Work to be completed => Using the listing below, give the number of lines where "matplotlib" appears, and nothing else.

Information shown =>
>> Begin
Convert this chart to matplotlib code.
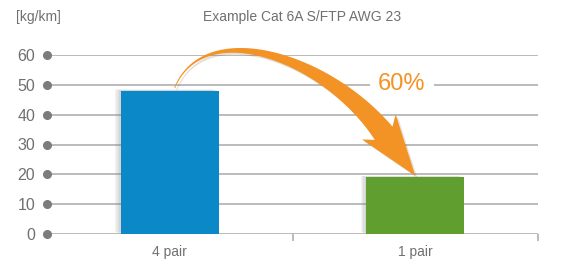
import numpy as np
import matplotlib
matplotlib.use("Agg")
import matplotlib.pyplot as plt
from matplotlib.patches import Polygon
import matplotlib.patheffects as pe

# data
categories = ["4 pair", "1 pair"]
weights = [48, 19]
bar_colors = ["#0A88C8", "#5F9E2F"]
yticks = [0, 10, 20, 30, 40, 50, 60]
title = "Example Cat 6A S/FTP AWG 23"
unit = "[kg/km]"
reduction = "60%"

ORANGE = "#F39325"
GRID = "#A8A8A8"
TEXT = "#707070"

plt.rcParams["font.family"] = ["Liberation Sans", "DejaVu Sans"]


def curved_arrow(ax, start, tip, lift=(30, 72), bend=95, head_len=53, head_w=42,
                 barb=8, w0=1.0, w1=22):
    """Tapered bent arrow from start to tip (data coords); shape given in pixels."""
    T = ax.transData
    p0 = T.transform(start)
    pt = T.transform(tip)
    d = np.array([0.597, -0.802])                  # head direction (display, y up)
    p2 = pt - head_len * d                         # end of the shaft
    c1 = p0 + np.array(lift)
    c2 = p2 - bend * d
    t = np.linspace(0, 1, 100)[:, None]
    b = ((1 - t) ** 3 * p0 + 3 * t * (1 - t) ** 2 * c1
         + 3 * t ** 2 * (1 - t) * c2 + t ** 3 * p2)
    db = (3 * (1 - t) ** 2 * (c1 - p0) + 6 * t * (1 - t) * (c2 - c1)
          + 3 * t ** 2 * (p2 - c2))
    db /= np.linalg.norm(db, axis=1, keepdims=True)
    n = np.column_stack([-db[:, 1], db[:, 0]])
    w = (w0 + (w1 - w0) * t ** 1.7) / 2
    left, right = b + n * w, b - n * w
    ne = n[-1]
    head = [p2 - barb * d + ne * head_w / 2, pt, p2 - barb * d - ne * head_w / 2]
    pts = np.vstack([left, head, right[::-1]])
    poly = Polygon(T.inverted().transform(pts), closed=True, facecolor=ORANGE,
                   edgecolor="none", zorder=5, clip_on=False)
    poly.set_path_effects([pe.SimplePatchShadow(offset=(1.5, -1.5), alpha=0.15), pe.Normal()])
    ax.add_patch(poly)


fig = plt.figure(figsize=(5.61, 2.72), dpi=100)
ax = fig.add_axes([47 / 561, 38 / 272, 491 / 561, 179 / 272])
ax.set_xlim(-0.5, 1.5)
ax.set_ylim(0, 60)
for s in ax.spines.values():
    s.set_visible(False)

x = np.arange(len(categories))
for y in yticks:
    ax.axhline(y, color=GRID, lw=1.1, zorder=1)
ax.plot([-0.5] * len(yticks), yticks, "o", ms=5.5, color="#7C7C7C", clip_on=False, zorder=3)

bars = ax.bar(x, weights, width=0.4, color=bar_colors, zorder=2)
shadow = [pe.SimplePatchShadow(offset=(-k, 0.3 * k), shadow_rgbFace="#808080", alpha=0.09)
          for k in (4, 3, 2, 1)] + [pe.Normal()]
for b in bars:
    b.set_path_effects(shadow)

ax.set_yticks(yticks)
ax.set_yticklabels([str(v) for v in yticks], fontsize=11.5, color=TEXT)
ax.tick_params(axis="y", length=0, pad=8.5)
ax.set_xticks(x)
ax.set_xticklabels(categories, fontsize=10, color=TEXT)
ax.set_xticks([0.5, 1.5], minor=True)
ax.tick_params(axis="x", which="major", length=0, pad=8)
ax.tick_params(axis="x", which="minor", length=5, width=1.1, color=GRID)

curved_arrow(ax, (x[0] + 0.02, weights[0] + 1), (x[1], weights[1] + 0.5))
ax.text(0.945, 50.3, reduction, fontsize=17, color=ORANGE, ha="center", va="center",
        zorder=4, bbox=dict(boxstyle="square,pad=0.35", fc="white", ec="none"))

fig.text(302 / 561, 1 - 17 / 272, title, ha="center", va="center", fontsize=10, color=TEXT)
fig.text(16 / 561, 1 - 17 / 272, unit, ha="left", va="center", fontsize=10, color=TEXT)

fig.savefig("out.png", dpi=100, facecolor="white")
>> End
Exercise solution => 6